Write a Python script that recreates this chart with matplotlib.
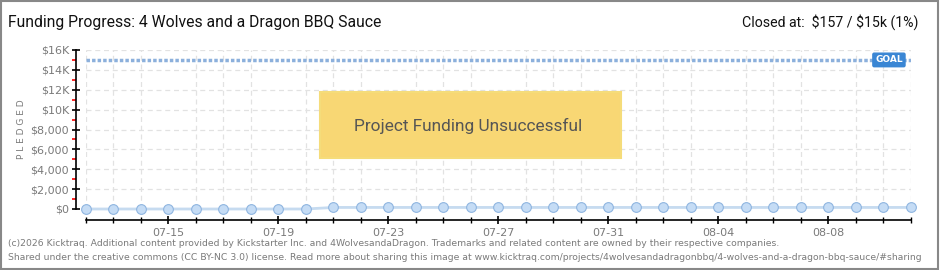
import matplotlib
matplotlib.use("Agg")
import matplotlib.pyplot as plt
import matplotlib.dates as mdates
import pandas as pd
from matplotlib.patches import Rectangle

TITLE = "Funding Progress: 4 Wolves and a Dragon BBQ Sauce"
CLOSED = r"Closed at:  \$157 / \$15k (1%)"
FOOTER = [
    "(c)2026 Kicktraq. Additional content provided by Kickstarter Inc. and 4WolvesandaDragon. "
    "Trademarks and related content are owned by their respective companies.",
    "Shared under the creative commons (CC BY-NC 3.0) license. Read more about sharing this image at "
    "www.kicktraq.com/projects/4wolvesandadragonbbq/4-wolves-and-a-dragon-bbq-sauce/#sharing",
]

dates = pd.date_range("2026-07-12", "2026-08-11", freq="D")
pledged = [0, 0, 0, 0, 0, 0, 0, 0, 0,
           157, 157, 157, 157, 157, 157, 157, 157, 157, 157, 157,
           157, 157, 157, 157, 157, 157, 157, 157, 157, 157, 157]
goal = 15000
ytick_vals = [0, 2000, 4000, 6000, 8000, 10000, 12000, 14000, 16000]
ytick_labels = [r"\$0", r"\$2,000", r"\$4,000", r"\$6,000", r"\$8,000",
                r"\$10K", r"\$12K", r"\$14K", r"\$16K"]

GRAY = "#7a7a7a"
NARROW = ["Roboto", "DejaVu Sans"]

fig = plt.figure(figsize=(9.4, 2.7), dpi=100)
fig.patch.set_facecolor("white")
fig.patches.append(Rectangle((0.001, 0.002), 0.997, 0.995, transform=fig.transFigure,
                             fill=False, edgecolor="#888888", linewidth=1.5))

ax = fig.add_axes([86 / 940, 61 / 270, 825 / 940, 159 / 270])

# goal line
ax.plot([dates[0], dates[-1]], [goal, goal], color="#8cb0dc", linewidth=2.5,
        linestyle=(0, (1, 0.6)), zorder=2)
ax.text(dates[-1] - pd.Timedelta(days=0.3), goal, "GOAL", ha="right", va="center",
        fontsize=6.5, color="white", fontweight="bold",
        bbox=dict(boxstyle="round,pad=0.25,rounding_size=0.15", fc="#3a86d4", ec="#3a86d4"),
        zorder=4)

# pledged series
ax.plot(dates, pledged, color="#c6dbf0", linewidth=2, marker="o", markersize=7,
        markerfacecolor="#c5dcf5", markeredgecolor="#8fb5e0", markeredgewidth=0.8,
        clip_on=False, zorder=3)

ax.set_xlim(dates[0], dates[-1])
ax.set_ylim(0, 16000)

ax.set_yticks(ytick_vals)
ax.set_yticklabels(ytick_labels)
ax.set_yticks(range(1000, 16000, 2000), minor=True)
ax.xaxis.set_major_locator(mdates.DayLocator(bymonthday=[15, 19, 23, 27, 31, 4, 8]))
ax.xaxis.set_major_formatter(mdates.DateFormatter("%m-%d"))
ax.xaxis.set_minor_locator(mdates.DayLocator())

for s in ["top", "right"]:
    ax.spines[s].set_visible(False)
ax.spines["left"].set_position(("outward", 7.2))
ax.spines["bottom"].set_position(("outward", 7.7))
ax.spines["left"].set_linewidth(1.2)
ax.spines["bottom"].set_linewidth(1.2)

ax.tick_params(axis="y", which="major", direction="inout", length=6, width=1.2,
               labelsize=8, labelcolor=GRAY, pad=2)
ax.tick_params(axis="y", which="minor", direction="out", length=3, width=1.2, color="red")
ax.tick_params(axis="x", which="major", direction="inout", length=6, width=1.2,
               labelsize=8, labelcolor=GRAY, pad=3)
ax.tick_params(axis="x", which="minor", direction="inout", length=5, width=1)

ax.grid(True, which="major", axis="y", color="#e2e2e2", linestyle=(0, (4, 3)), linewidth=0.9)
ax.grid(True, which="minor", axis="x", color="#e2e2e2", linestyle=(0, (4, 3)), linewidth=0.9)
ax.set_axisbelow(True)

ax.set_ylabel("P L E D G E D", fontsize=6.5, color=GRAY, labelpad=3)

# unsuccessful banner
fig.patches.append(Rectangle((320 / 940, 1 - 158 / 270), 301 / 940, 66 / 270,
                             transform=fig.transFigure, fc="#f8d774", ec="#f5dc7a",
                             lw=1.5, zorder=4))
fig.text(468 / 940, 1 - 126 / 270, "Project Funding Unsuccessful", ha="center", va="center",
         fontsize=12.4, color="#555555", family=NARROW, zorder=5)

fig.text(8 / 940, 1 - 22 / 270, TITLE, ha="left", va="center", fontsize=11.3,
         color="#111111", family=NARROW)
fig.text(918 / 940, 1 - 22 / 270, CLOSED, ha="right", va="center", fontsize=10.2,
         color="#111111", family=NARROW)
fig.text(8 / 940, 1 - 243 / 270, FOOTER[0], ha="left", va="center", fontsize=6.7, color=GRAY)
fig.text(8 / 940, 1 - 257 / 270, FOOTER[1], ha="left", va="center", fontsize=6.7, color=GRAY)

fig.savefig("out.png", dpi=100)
________________
GIVEN REQUEST ::
Quote, please, every line of the material above from its start through the line that has "clip_on=False, zorder=3)", reproducing the words exactly and dropping any images.

FINAL RESULT ::
Write a Python script that recreates this chart with matplotlib.
import matplotlib
matplotlib.use("Agg")
import matplotlib.pyplot as plt
import matplotlib.dates as mdates
import pandas as pd
from matplotlib.patches import Rectangle

TITLE = "Funding Progress: 4 Wolves and a Dragon BBQ Sauce"
CLOSED = r"Closed at:  \$157 / \$15k (1%)"
FOOTER = [
    "(c)2026 Kicktraq. Additional content provided by Kickstarter Inc. and 4WolvesandaDragon. "
    "Trademarks and related content are owned by their respective companies.",
    "Shared under the creative commons (CC BY-NC 3.0) license. Read more about sharing this image at "
    "www.kicktraq.com/projects/4wolvesandadragonbbq/4-wolves-and-a-dragon-bbq-sauce/#sharing",
]

dates = pd.date_range("2026-07-12", "2026-08-11", freq="D")
pledged = [0, 0, 0, 0, 0, 0, 0, 0, 0,
           157, 157, 157, 157, 157, 157, 157, 157, 157, 157, 157,
           157, 157, 157, 157, 157, 157, 157, 157, 157, 157, 157]
goal = 15000
ytick_vals = [0, 2000, 4000, 6000, 8000, 10000, 12000, 14000, 16000]
ytick_labels = [r"\$0", r"\$2,000", r"\$4,000", r"\$6,000", r"\$8,000",
                r"\$10K", r"\$12K", r"\$14K", r"\$16K"]

GRAY = "#7a7a7a"
NARROW = ["Roboto", "DejaVu Sans"]

fig = plt.figure(figsize=(9.4, 2.7), dpi=100)
fig.patch.set_facecolor("white")
fig.patches.append(Rectangle((0.001, 0.002), 0.997, 0.995, transform=fig.transFigure,
                             fill=False, edgecolor="#888888", linewidth=1.5))

ax = fig.add_axes([86 / 940, 61 / 270, 825 / 940, 159 / 270])

# goal line
ax.plot([dates[0], dates[-1]], [goal, goal], color="#8cb0dc", linewidth=2.5,
        linestyle=(0, (1, 0.6)), zorder=2)
ax.text(dates[-1] - pd.Timedelta(days=0.3), goal, "GOAL", ha="right", va="center",
        fontsize=6.5, color="white", fontweight="bold",
        bbox=dict(boxstyle="round,pad=0.25,rounding_size=0.15", fc="#3a86d4", ec="#3a86d4"),
        zorder=4)

# pledged series
ax.plot(dates, pledged, color="#c6dbf0", linewidth=2, marker="o", markersize=7,
        markerfacecolor="#c5dcf5", markeredgecolor="#8fb5e0", markeredgewidth=0.8,
        clip_on=False, zorder=3)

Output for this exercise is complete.